Девица поняла: вскочила на ноги (довольно длинные и стройные) и кинулась в указанном направлении. Семен плюнул, ругнулся, поднял руку, чтобы по привычке почесать затылок, и отдернул ее. Ругнулся еще раз и тяжко вздохнул:
– Я себя знаю – это теперь надолго. Как говорится: страх, который всегда с тобой! Ну, что уставился, Пит? Мы чуть не влипли! Или уже влипли? Давай хоть присмотрим, чтоб она до деревни добралась – человек все-таки…
– Я ни пним-ай, Сем-хон Ник-ич!
– Что тут понимать-то?! – безнадежно махнул рукой Семен. – Пойдем, посмотрим, куда она пошла.
Они стали красться за девушкой. Точнее, крался Семен, а у Пита в этом нужды не было, поскольку он и так двигался бесшумно. Впрочем, девица была озабочена в основном чем-то другим – по сторонам не смотрела и не оглядывалась. Судя по тому, как она двигалась, привычка ходить без обуви у нее имелась – городская девочка в таких условиях не прошла бы и десятка метров.

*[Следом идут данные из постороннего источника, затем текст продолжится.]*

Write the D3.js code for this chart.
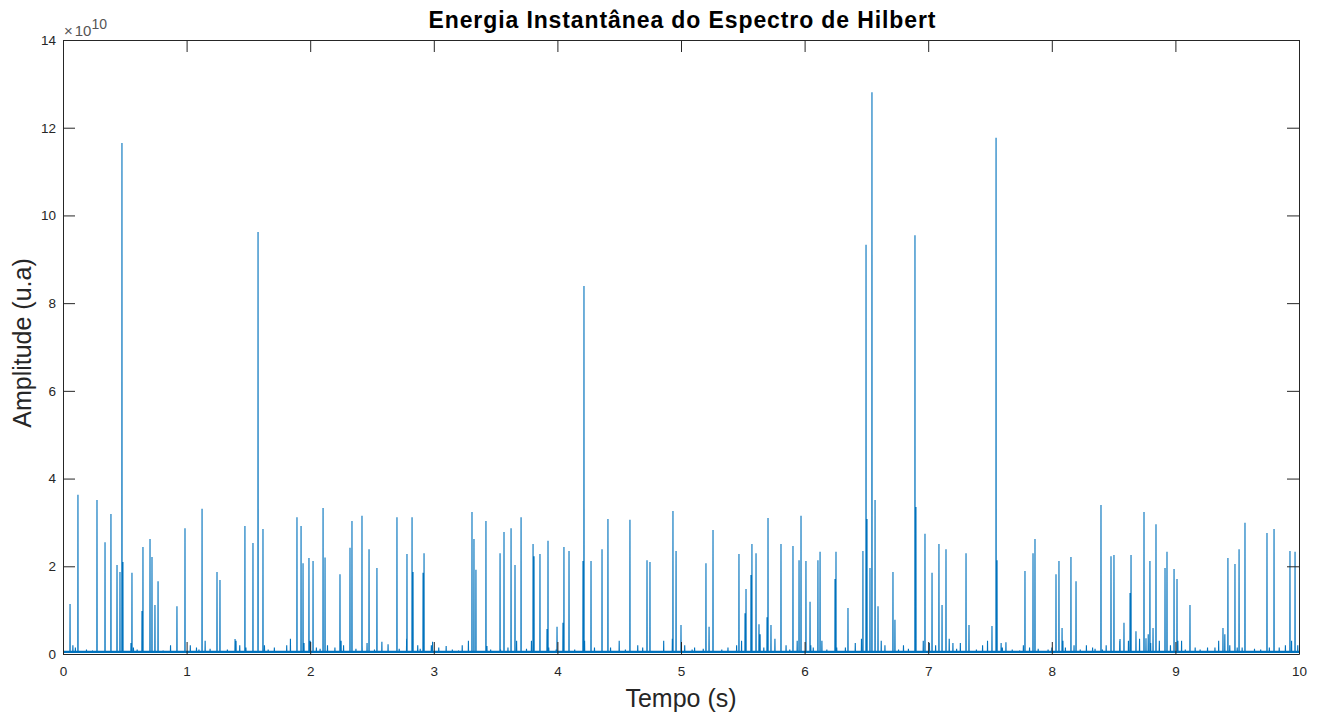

Девушка выбралась на тропу и побрела в сторону деревни. Она временами всхлипывала и пыталась расчесать пальцами волосы. Мужчины следили за мельканием ее белых ягодиц сквозь заросли – прямо как Чингачгуки на тропе войны. Наконец сплошной лес кончился – дальше пошли трава, кусты и отдельно стоящие деревья. Прятаться тут было сложнее, и Семен решил прекратить эту игру. Правда, его смущало, что девушка, избежав страшной опасности, как-то не слишком сильно стремится к дому родному. Ругая себя за излишнее любопытство, Семен все-таки продолжил наблюдение и вскоре, конечно, пожалел об этом – девушка свернула с тропы вправо!
– Это что еще такое?! Она домой не хочет?!